Es kann aber auch sein, dass Sie die Sache wirklich nicht bemerkenswert fanden. Da haben Sie schon ganz andere Sachen toleriert, Herr Bürgermeister. Einen Anwalt, dessen Kollegen in der gemeinsamen Anwaltskanzlei Verdächtige aus dem Umfeld der organisierten Kriminalität verteidigen, den haben Sie zum Staatsrat in der Innenbehörde gemacht. Als obersten Verbrechensbekämpfer sozusagen. Derselbe Staatsrat, dem, als er noch Anwalt war, nach Mafia-Manier ins Bein geschossen wurde – im Milieu die letzte Warnung. Und der sich bei den polizeilichen Ermittlungen, so erzählen Polizeibeamte hinter vorgehaltener Hand, seltsam unkooperativ gezeigt hatte. Und Sie haben auch tatenlos zugesehen, wie dieser Staatsrat zusammen mit Schill den Leiter der Abteilung zur Bekämpfung der organisierten Kriminalität entlässt und diese Abteilung jahrelang ohne Führung blieb. Ja, wenn Sie all das geduldet haben, dann ist ein Mettbach, der Lobbyarbeit für Immobiliengeschäfte der Osmanis macht, wirklich nur ein kleiner Fisch.
Wie es wirklich war, können nur Sie uns sagen, Herr Bürgermeister. Aber Sie sagen nichts.
Was Sie anscheinend nicht begreifen wollen ist, dass es hier nicht mehr allein um Vetternwirtschaft und Filz geht. Es geht darum, ob wir gerade dabei sind, eine Grenze zu überschreiten. Eine Grenze, die bisher in dieser Republik noch nirgendwo überschritten wurde. Es steht in Frage, ob es in Ihrem Senat zu jedem Zeitpunkt die gebotene klare Abgrenzung zum Umfeld der organisierten Kriminalität gegeben hat. Ob Personen aus dem Umfeld der organisierten Kriminalität Kontakte bis in die höchsten Regierungskreise gehabt haben. Und das fragt nicht nur die Opposition. Der Leiter des Landeskriminalamtes hat seinen Posten hingeworfen, nachdem Herr Wellinghausen von Ihnen zum Innenstaatsrat berufen wurde. Und der Vorsitzende der Gewerkschaft der Polizei hat sich gestern im Hamburger Abendblatt mit einer grundsätzlichen Kritik an Ihren Entscheidungen geäußert, die kaum zu überbieten ist. Man kann über jeden einzelnen Vorwurf streiten – Vorwürfe, die zum Teil auch wirklich vage sind. Aber die Vielzahl der Puzzleteile ergibt doch ein erschreckendes Bild. Es ist ein Verdacht entstanden, der so schnell wie möglich entkräftet gehört.
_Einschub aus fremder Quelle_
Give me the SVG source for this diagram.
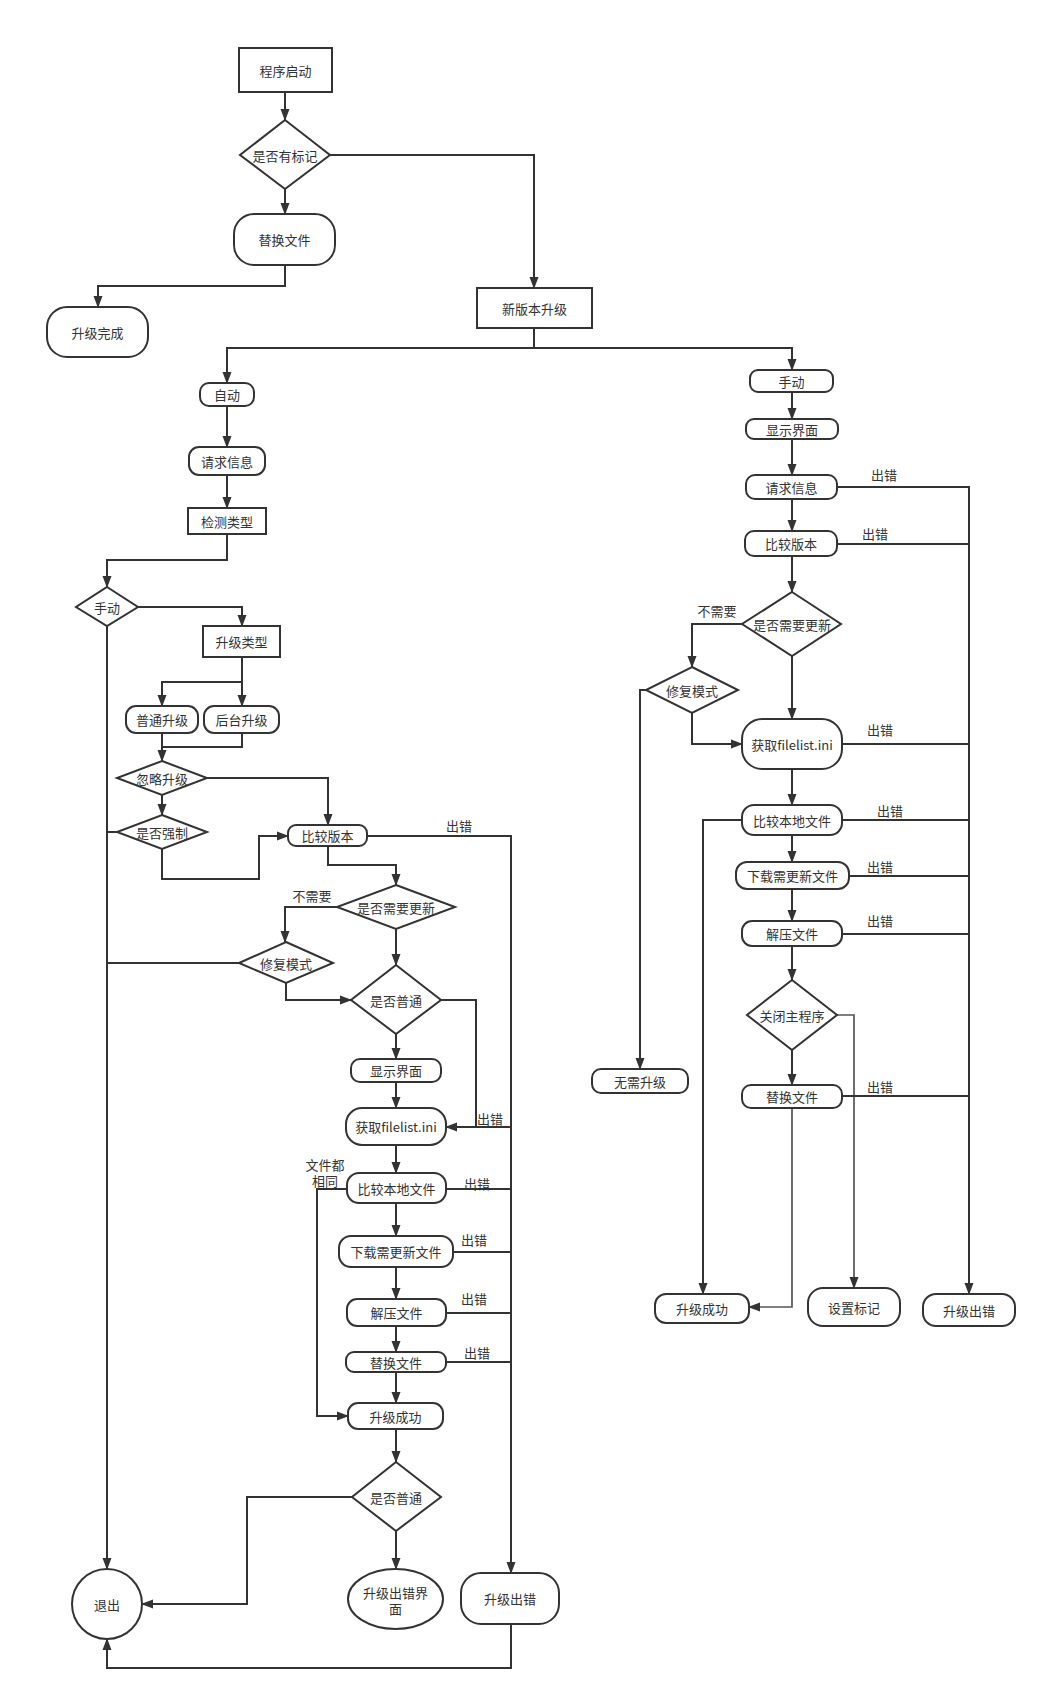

Darum verstehe ich Ihr hartnäckiges Schweigen nicht, Herr Bürgermeister. Wenn man zu Unrecht beschuldigt wird, dann wehrt man sich doch. Gerade bei einem so schwerwiegenden Vorwurf. Ein Vorwurf, der mittlerweile durch die gesamte überregionale Presse in Deutschland geistert. Doch Sie, Herr Bürgermeister, haben es vorgezogen, über Wochen und Monate zu schweigen. Ist Ihnen nicht klar, was für ein Eindruck Sie mit Ihrem Schweigen erwecken?
Meine Damen und Herren, es gibt viele offene Fragen und zu wenig Antworten. Antworten, die nur Sie geben können, Herr von Beust. Die Zeit, in der Sie glaubten, schweigen zu können, die muss jetzt endlich ein Ende haben.